Young Tory MPs have started a campaign to win over millennial voters

The group will be run by Lee Rowley and Luke Graham (pictured)

A campaign to win over millennial voters and challenge ‘snowflake’ culture has been launched by a group of young Tory MPs aiming to seize the task of party renewal from David Cameron’s ‘Notting Hill set’.

The ‘Freer’ campaign will make the case for free markets and free speech amongst the younger generation.

The MPs said they were mobilising to win the battle of ideas as ‘socialism stalks our landscape again’ thanks to the rise of the ‘Corbynite left’.

The group will be run by Lee Rowley and Luke Graham, both state-educated MPs in their thirties, who represent working-class seats in Derbyshire and Perthshire.

Speaking at their launch last night, Cabinet minister Liz Truss said: ‘Whereas the Tory revolution was once fermented in the town houses of Notting Hill – now it’s the industrial towns and port cities where the call of freedom rings loudest. These places are fed up of being told what to do and what to think by others.’

In their launch manifesto, Mr Rowley and Mr Graham argued they needed to challenge those who ‘plot the destruction of capitalism while sipping their Starbucks lattes’.

They said: ‘Representatives of our generation now Instagram the very marches that would tax private enterprise and innovation out of existence.

‘They plot the destruction of capitalism while sipping their Starbucks lattes, and plan their South American gap years unaware that the freedom they enjoy here has been taken away from their Venezuelan peers by the same ideology they, these fortunate Britons, propound.’

The pair argued that ‘coming opportunities can only be fully enjoyed, and properly shared, if our country continues to chart a course of free markets, free society, and free expression’.

They added: ‘We must fight again for these timeless principles, which have spread prosperity, promoted aspiration, raised billions out of poverty, and have made us the most educated, healthy, and creative global generation ever to have lived.

‘Socialism stalks our landscape again – superficially alluring, and as innately dangerous as ever.

‘The Corbynite left is fossilised, incurious, and hellbent on shifting our national debate towards the exhausted tropes of socialism. That is exactly where we must not allow our country to go.’

Lee  Rowley (pictured) and Mr Graham said they will argue against attempts to limit freedom of speech, following a series of rows on university campuses

Lee  Rowley (pictured) and Mr Graham said they will argue against attempts to limit freedom of speech, following a series of rows on university campuses

Mr Rowley and Mr Graham said they will argue against attempts to limit freedom of speech, following a series of rows on university campuses.

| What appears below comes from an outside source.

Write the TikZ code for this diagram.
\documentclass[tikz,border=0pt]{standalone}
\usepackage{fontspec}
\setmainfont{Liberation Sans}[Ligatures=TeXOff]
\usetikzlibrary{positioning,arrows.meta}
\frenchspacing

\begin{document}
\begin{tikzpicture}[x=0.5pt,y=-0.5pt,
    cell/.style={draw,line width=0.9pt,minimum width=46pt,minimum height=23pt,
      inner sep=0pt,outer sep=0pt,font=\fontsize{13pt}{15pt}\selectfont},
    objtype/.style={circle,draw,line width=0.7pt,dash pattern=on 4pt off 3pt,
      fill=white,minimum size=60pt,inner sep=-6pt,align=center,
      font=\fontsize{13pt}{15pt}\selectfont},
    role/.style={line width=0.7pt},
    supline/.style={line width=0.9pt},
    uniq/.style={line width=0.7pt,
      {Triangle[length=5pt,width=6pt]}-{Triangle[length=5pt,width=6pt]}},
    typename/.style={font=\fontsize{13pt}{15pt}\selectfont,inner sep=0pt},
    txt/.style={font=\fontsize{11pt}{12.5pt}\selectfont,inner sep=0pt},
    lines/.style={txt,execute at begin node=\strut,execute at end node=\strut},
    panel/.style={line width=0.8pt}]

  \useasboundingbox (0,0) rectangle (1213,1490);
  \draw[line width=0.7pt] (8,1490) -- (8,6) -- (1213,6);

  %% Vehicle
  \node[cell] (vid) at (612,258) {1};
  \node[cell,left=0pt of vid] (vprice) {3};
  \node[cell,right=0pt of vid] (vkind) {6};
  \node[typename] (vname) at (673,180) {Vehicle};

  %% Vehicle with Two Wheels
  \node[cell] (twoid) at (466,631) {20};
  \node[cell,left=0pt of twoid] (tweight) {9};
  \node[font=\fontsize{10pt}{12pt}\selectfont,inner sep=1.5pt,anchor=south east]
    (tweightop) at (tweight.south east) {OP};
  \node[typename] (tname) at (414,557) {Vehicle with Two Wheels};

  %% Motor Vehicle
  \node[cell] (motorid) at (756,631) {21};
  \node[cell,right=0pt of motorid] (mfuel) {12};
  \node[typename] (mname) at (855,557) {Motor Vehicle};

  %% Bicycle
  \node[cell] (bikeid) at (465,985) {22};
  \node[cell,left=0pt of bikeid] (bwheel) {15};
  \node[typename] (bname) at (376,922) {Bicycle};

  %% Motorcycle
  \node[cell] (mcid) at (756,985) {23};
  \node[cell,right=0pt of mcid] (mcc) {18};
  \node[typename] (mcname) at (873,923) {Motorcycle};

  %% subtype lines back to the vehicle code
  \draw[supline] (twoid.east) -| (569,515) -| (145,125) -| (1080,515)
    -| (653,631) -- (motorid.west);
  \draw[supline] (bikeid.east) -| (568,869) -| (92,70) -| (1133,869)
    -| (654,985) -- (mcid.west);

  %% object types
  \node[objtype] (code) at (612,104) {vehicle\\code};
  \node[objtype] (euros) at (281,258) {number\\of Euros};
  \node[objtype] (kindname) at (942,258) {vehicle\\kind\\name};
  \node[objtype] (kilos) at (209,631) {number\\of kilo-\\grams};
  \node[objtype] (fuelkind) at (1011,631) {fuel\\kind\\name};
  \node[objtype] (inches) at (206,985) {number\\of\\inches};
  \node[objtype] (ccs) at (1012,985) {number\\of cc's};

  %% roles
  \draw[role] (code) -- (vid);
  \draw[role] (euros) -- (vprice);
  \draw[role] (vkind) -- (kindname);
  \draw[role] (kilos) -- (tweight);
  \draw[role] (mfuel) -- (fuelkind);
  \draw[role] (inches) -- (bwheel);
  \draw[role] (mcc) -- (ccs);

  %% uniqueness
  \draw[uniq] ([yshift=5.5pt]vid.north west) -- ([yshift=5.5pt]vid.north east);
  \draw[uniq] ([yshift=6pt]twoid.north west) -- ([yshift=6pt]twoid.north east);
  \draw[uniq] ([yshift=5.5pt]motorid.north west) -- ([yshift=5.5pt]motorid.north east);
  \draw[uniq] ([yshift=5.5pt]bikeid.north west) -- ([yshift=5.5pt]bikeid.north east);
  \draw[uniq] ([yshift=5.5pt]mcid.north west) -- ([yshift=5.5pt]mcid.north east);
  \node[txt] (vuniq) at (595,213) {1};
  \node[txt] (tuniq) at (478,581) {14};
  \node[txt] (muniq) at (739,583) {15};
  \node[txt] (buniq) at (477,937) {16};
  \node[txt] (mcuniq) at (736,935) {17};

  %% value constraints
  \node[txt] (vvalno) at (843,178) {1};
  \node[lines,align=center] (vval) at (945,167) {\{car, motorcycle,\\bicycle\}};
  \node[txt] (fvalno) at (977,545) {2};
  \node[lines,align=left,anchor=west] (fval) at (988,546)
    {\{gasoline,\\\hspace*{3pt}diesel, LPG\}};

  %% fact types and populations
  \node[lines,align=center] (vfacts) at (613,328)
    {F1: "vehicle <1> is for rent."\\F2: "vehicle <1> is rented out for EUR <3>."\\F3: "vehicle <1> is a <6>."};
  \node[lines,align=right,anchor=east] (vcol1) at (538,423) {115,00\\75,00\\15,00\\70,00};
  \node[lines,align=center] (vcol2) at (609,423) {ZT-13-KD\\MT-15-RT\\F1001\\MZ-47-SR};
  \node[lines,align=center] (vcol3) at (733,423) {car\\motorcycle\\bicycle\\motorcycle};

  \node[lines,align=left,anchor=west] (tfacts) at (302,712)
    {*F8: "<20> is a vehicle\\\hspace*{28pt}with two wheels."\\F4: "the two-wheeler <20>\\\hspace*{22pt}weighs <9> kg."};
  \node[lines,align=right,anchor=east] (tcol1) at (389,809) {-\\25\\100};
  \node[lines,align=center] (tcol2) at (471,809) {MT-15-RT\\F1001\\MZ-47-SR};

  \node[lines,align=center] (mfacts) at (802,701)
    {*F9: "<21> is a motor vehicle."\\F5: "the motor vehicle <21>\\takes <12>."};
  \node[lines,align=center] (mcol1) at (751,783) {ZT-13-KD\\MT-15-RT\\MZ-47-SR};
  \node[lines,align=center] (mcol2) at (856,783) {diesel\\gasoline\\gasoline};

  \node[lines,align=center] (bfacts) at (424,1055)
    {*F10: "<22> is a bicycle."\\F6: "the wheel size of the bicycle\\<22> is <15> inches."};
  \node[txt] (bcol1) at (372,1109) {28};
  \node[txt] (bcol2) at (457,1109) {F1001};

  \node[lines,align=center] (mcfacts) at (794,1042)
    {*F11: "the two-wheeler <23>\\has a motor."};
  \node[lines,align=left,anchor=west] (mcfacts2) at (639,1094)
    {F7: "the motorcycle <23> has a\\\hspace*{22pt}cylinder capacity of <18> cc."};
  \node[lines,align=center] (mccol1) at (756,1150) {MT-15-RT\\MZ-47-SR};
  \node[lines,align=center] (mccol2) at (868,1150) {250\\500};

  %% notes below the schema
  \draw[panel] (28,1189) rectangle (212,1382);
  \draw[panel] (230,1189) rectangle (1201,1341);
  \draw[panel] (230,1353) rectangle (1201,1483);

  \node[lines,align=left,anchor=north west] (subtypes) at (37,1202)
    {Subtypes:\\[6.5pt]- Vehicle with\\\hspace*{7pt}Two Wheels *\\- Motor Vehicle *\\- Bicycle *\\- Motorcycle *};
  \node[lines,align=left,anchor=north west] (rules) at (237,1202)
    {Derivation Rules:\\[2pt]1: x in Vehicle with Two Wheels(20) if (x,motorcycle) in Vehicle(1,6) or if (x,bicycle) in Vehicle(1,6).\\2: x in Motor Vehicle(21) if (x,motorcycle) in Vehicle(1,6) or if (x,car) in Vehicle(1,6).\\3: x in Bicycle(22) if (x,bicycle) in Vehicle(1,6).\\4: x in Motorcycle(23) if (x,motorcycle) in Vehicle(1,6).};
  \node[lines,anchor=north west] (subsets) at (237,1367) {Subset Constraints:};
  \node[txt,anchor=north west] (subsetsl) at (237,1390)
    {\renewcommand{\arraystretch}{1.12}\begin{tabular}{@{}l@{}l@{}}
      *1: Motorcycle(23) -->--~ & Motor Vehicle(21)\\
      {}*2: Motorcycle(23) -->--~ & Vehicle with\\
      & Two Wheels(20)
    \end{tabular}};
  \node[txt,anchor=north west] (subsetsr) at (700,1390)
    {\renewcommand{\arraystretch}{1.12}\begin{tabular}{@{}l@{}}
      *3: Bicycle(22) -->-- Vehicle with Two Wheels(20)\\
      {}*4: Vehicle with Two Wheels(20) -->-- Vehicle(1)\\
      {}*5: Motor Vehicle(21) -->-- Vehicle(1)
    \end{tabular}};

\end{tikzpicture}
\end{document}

They added: ‘An assault has been mounted on our speech and thought, with the emergence of a “snowflake” culture, promoting safe spaces and trigger warnings, and testing the essential Voltairean notion of freedom of expression.. ‘The right to express oneself, even provocatively, is central to the freedom of the modern liberal state, as indeed is the need to recognise the personal responsibility that comes with it.

‘Yet a loud, vocal minority – unrepresentative, as usual, of wider society both on campus and beyond – outrageously seeks to narrow our public discourse.’

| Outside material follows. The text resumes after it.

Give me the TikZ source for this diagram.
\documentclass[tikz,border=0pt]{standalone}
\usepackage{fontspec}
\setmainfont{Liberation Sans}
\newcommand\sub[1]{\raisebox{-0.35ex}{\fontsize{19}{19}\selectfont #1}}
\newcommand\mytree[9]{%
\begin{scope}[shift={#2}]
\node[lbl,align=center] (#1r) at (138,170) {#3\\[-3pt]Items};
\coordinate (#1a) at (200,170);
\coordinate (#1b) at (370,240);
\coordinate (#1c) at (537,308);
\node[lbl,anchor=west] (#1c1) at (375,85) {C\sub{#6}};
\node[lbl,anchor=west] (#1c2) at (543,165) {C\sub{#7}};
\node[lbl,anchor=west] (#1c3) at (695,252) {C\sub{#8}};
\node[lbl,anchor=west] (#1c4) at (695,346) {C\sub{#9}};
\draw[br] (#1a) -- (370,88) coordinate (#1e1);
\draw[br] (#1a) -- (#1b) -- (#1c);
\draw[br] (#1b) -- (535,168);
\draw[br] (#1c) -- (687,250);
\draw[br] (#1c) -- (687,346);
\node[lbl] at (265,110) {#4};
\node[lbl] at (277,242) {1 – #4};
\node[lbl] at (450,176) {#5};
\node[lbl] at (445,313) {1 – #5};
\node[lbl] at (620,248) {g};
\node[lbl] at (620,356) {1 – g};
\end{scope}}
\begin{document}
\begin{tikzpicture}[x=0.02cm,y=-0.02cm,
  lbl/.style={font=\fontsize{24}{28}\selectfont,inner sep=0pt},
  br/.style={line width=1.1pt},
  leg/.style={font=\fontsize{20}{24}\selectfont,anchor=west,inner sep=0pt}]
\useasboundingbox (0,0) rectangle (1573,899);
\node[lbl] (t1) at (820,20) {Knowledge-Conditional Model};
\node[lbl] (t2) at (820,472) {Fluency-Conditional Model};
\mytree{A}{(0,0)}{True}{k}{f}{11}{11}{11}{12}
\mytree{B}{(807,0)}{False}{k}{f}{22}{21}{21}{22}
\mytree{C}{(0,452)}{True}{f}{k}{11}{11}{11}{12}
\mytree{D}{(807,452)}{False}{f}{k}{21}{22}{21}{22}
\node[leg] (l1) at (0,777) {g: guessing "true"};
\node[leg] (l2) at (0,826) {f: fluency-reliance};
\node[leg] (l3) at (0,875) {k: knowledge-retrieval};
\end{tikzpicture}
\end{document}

The two MPs also said they will challenge the Left’s attempts to paint themselves as more caring. They said: ‘We must make the moral case for our principles. Socialism has no monopoly on virtue, compassion, or care. There is no superiority in a creed that has failed societies for generations.

‘Good people – regardless of the rosettes they wear – seek the advancement of others, a healthier and wealthier society, and recognise their duty to help those who have fallen on hard times.’